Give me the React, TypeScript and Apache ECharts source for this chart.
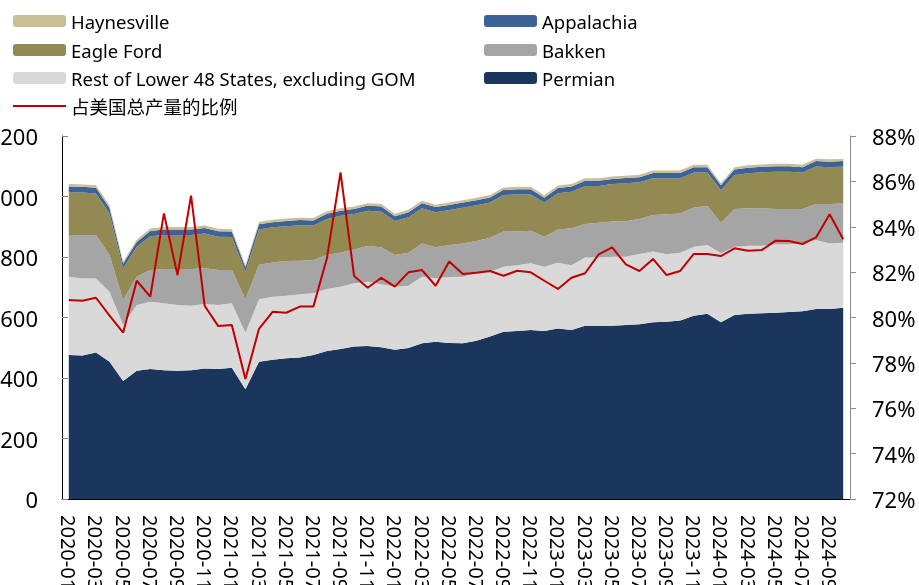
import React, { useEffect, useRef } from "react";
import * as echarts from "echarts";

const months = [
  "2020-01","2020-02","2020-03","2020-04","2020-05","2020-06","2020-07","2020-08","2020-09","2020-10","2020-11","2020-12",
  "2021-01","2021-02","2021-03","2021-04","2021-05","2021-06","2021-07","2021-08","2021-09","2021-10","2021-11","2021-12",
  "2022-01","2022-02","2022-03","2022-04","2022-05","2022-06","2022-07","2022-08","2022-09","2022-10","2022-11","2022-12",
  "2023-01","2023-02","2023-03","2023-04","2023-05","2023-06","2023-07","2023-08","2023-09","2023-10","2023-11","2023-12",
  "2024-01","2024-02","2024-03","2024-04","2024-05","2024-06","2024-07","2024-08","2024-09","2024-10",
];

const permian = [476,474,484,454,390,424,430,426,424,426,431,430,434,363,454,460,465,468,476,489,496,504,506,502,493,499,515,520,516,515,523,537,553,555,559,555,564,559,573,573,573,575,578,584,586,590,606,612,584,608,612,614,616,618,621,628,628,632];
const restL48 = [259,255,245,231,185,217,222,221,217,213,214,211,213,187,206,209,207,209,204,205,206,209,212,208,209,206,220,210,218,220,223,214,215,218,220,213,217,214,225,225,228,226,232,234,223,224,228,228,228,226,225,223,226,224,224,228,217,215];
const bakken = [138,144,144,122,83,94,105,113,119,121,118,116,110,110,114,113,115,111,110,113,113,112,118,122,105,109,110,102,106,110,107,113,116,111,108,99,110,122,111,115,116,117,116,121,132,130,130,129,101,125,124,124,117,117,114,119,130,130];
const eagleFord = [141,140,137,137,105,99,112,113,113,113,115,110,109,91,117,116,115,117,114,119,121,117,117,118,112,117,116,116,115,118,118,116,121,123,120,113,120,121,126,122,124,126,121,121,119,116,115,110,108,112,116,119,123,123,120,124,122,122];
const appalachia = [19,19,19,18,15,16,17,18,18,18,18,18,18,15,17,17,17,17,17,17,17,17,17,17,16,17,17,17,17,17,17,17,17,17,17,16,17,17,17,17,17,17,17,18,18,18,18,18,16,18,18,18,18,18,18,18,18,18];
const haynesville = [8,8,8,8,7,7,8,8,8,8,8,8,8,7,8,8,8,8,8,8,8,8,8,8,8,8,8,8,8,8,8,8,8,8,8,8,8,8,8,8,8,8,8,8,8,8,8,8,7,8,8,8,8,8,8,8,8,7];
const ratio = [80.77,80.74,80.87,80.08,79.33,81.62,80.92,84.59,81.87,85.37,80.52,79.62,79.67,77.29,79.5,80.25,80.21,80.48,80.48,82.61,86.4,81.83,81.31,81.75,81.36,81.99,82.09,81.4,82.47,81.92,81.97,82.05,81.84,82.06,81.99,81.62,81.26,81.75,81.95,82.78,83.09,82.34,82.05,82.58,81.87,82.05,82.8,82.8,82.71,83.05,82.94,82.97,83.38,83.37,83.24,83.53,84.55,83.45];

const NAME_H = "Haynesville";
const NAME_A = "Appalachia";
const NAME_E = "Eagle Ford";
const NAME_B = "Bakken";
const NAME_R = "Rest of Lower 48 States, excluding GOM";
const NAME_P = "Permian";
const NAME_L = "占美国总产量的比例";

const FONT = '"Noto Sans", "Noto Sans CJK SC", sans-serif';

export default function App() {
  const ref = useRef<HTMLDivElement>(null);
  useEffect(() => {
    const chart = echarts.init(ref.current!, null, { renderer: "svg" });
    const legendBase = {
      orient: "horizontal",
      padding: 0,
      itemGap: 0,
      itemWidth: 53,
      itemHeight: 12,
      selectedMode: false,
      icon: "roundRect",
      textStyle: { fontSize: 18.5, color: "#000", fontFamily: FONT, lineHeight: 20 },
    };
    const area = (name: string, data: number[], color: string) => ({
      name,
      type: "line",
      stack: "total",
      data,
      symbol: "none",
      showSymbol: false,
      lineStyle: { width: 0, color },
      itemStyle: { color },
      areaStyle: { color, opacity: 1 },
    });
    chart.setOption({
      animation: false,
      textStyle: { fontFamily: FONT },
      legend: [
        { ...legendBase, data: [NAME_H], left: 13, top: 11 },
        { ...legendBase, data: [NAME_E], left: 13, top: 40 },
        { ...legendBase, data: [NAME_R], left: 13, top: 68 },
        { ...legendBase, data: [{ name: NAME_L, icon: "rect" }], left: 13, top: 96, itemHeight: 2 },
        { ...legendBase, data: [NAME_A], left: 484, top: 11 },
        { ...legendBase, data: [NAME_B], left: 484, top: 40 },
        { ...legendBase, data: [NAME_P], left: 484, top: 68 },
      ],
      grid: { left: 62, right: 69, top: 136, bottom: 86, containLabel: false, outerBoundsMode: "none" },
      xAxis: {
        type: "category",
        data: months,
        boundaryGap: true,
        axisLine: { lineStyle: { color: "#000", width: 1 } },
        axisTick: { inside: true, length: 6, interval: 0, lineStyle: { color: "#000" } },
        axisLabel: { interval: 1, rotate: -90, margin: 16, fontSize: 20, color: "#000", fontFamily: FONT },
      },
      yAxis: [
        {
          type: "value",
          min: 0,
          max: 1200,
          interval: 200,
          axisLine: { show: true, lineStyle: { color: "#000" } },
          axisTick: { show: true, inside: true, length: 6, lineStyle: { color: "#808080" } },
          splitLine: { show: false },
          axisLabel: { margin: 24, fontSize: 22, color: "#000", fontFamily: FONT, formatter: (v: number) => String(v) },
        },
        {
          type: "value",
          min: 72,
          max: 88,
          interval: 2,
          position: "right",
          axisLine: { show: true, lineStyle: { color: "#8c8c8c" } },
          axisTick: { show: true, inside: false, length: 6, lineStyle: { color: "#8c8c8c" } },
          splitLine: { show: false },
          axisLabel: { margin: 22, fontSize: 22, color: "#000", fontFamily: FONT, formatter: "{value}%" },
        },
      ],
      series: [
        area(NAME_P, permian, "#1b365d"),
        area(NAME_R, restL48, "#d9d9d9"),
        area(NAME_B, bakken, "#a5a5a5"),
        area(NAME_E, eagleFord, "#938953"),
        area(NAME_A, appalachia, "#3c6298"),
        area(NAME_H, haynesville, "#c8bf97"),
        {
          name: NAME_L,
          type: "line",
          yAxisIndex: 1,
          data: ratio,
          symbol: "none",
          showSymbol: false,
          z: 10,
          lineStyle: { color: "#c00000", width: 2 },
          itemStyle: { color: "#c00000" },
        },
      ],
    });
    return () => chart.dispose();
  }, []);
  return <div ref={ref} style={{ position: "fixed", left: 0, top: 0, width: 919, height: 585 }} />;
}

• • •

Given exercise: Omit the pictures, then output the rest of the listing exactly.

Output of the exercise:
Give me the React, TypeScript and Apache ECharts source for this chart.
import React, { useEffect, useRef } from "react";
import * as echarts from "echarts";

const months = [
  "2020-01","2020-02","2020-03","2020-04","2020-05","2020-06","2020-07","2020-08","2020-09","2020-10","2020-11","2020-12",
  "2021-01","2021-02","2021-03","2021-04","2021-05","2021-06","2021-07","2021-08","2021-09","2021-10","2021-11","2021-12",
  "2022-01","2022-02","2022-03","2022-04","2022-05","2022-06","2022-07","2022-08","2022-09","2022-10","2022-11","2022-12",
  "2023-01","2023-02","2023-03","2023-04","2023-05","2023-06","2023-07","2023-08","2023-09","2023-10","2023-11","2023-12",
  "2024-01","2024-02","2024-03","2024-04","2024-05","2024-06","2024-07","2024-08","2024-09","2024-10",
];

const permian = [476,474,484,454,390,424,430,426,424,426,431,430,434,363,454,460,465,468,476,489,496,504,506,502,493,499,515,520,516,515,523,537,553,555,559,555,564,559,573,573,573,575,578,584,586,590,606,612,584,608,612,614,616,618,621,628,628,632];
const restL48 = [259,255,245,231,185,217,222,221,217,213,214,211,213,187,206,209,207,209,204,205,206,209,212,208,209,206,220,210,218,220,223,214,215,218,220,213,217,214,225,225,228,226,232,234,223,224,228,228,228,226,225,223,226,224,224,228,217,215];
const bakken = [138,144,144,122,83,94,105,113,119,121,118,116,110,110,114,113,115,111,110,113,113,112,118,122,105,109,110,102,106,110,107,113,116,111,108,99,110,122,111,115,116,117,116,121,132,130,130,129,101,125,124,124,117,117,114,119,130,130];
const eagleFord = [141,140,137,137,105,99,112,113,113,113,115,110,109,91,117,116,115,117,114,119,121,117,117,118,112,117,116,116,115,118,118,116,121,123,120,113,120,121,126,122,124,126,121,121,119,116,115,110,108,112,116,119,123,123,120,124,122,122];
const appalachia = [19,19,19,18,15,16,17,18,18,18,18,18,18,15,17,17,17,17,17,17,17,17,17,17,16,17,17,17,17,17,17,17,17,17,17,16,17,17,17,17,17,17,17,18,18,18,18,18,16,18,18,18,18,18,18,18,18,18];
const haynesville = [8,8,8,8,7,7,8,8,8,8,8,8,8,7,8,8,8,8,8,8,8,8,8,8,8,8,8,8,8,8,8,8,8,8,8,8,8,8,8,8,8,8,8,8,8,8,8,8,7,8,8,8,8,8,8,8,8,7];
const ratio = [80.77,80.74,80.87,80.08,79.33,81.62,80.92,84.59,81.87,85.37,80.52,79.62,79.67,77.29,79.5,80.25,80.21,80.48,80.48,82.61,86.4,81.83,81.31,81.75,81.36,81.99,82.09,81.4,82.47,81.92,81.97,82.05,81.84,82.06,81.99,81.62,81.26,81.75,81.95,82.78,83.09,82.34,82.05,82.58,81.87,82.05,82.8,82.8,82.71,83.05,82.94,82.97,83.38,83.37,83.24,83.53,84.55,83.45];

const NAME_H = "Haynesville";
const NAME_A = "Appalachia";
const NAME_E = "Eagle Ford";
const NAME_B = "Bakken";
const NAME_R = "Rest of Lower 48 States, excluding GOM";
const NAME_P = "Permian";
const NAME_L = "占美国总产量的比例";

const FONT = '"Noto Sans", "Noto Sans CJK SC", sans-serif';

export default function App() {
  const ref = useRef<HTMLDivElement>(null);
  useEffect(() => {
    const chart = echarts.init(ref.current!, null, { renderer: "svg" });
    const legendBase = {
      orient: "horizontal",
      padding: 0,
      itemGap: 0,
      itemWidth: 53,
      itemHeight: 12,
      selectedMode: false,
      icon: "roundRect",
      textStyle: { fontSize: 18.5, color: "#000", fontFamily: FONT, lineHeight: 20 },
    };
    const area = (name: string, data: number[], color: string) => ({
      name,
      type: "line",
      stack: "total",
      data,
      symbol: "none",
      showSymbol: false,
      lineStyle: { width: 0, color },
      itemStyle: { color },
      areaStyle: { color, opacity: 1 },
    });
    chart.setOption({
      animation: false,
      textStyle: { fontFamily: FONT },
      legend: [
        { ...legendBase, data: [NAME_H], left: 13, top: 11 },
        { ...legendBase, data: [NAME_E], left: 13, top: 40 },
        { ...legendBase, data: [NAME_R], left: 13, top: 68 },
        { ...legendBase, data: [{ name: NAME_L, icon: "rect" }], left: 13, top: 96, itemHeight: 2 },
        { ...legendBase, data: [NAME_A], left: 484, top: 11 },
        { ...legendBase, data: [NAME_B], left: 484, top: 40 },
        { ...legendBase, data: [NAME_P], left: 484, top: 68 },
      ],
      grid: { left: 62, right: 69, top: 136, bottom: 86, containLabel: false, outerBoundsMode: "none" },
      xAxis: {
        type: "category",
        data: months,
        boundaryGap: true,
        axisLine: { lineStyle: { color: "#000", width: 1 } },
        axisTick: { inside: true, length: 6, interval: 0, lineStyle: { color: "#000" } },
        axisLabel: { interval: 1, rotate: -90, margin: 16, fontSize: 20, color: "#000", fontFamily: FONT },
      },
      yAxis: [
        {
          type: "value",
          min: 0,
          max: 1200,
          interval: 200,
          axisLine: { show: true, lineStyle: { color: "#000" } },
          axisTick: { show: true, inside: true, length: 6, lineStyle: { color: "#808080" } },
          splitLine: { show: false },
          axisLabel: { margin: 24, fontSize: 22, color: "#000", fontFamily: FONT, formatter: (v: number) => String(v) },
        },
        {
          type: "value",
          min: 72,
          max: 88,
          interval: 2,
          position: "right",
          axisLine: { show: true, lineStyle: { color: "#8c8c8c" } },
          axisTick: { show: true, inside: false, length: 6, lineStyle: { color: "#8c8c8c" } },
          splitLine: { show: false },
          axisLabel: { margin: 22, fontSize: 22, color: "#000", fontFamily: FONT, formatter: "{value}%" },
        },
      ],
      series: [
        area(NAME_P, permian, "#1b365d"),
        area(NAME_R, restL48, "#d9d9d9"),
        area(NAME_B, bakken, "#a5a5a5"),
        area(NAME_E, eagleFord, "#938953"),
        area(NAME_A, appalachia, "#3c6298"),
        area(NAME_H, haynesville, "#c8bf97"),
        {
          name: NAME_L,
          type: "line",
          yAxisIndex: 1,
          data: ratio,
          symbol: "none",
          showSymbol: false,
          z: 10,
          lineStyle: { color: "#c00000", width: 2 },
          itemStyle: { color: "#c00000" },
        },
      ],
    });
    return () => chart.dispose();
  }, []);
  return <div ref={ref} style={{ position: "fixed", left: 0, top: 0, width: 919, height: 585 }} />;
}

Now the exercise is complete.